(Plotting code records)
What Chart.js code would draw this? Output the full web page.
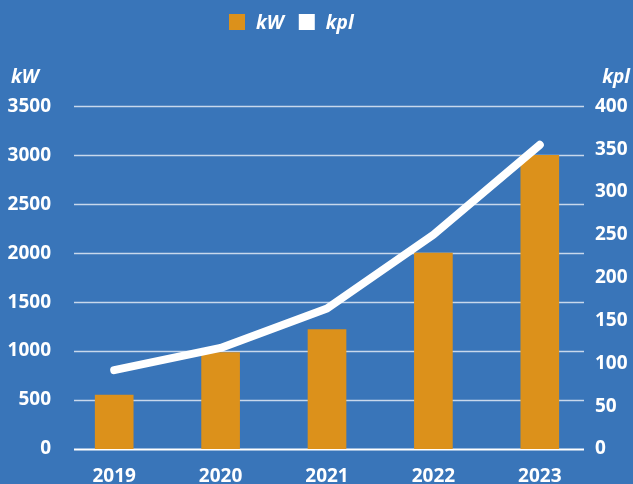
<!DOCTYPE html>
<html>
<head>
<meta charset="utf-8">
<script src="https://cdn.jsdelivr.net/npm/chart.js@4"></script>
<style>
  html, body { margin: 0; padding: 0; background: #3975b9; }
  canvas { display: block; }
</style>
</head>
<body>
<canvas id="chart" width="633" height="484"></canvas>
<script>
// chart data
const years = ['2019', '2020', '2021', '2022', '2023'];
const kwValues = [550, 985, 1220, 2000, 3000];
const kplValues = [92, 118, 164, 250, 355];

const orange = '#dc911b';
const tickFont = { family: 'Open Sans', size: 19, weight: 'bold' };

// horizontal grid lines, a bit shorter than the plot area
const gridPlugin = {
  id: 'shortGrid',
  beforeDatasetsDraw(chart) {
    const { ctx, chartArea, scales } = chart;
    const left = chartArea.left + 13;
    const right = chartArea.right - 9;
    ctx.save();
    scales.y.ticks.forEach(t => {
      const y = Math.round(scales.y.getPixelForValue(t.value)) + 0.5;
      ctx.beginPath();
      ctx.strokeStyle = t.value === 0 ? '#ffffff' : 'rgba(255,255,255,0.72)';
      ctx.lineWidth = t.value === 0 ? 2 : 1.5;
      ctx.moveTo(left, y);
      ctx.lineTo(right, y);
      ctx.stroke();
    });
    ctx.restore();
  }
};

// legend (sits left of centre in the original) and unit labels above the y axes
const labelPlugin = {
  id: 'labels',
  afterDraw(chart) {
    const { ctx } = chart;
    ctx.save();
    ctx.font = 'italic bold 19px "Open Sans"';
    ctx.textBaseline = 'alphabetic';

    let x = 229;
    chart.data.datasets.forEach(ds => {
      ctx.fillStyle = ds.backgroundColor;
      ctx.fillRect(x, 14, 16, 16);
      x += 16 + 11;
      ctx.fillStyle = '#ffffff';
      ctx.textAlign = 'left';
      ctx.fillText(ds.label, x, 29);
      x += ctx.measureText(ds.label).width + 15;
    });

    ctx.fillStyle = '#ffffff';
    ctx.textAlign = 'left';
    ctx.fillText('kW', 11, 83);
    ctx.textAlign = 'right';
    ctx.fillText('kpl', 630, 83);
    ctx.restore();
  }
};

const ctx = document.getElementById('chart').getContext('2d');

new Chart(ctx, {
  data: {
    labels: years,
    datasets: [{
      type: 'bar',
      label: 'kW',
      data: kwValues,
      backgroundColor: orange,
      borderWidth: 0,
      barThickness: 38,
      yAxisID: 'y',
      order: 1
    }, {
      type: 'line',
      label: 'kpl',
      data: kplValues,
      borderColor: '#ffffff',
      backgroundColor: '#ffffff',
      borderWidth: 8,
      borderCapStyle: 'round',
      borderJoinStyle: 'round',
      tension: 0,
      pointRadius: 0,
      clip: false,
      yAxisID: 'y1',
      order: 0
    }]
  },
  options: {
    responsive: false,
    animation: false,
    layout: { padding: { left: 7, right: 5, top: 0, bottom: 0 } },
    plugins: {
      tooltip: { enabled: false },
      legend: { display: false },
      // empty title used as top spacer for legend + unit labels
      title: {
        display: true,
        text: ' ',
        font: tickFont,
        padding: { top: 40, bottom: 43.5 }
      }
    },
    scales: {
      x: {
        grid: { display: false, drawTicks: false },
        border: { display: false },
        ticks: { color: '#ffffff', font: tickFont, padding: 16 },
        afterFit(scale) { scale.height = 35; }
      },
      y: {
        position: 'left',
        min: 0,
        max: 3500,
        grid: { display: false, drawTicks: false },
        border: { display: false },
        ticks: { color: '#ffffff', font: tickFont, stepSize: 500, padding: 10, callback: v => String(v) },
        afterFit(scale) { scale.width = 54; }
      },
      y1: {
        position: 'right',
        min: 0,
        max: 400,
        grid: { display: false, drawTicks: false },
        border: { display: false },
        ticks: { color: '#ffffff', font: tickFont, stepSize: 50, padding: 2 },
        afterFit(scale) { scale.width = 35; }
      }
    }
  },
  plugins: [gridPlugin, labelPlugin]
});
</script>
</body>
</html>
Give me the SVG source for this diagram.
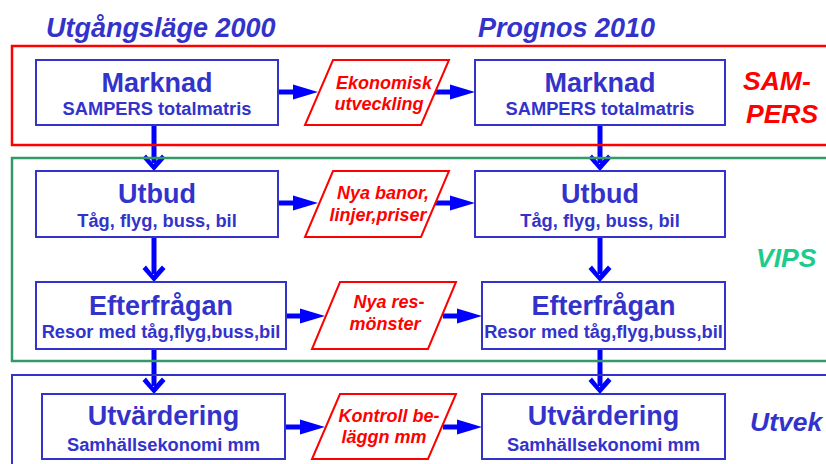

→ **What you will do**: Write out again exactly the lines from the start of the data above through the line containing "const kplValues = [92, 118, 164, 250, 355];", inclusive, excluding any pictures.

→ **Task output**:
What Chart.js code would draw this? Output the full web page.
<!DOCTYPE html>
<html>
<head>
<meta charset="utf-8">
<script src="https://cdn.jsdelivr.net/npm/chart.js@4"></script>
<style>
  html, body { margin: 0; padding: 0; background: #3975b9; }
  canvas { display: block; }
</style>
</head>
<body>
<canvas id="chart" width="633" height="484"></canvas>
<script>
// chart data
const years = ['2019', '2020', '2021', '2022', '2023'];
const kwValues = [550, 985, 1220, 2000, 3000];
const kplValues = [92, 118, 164, 250, 355];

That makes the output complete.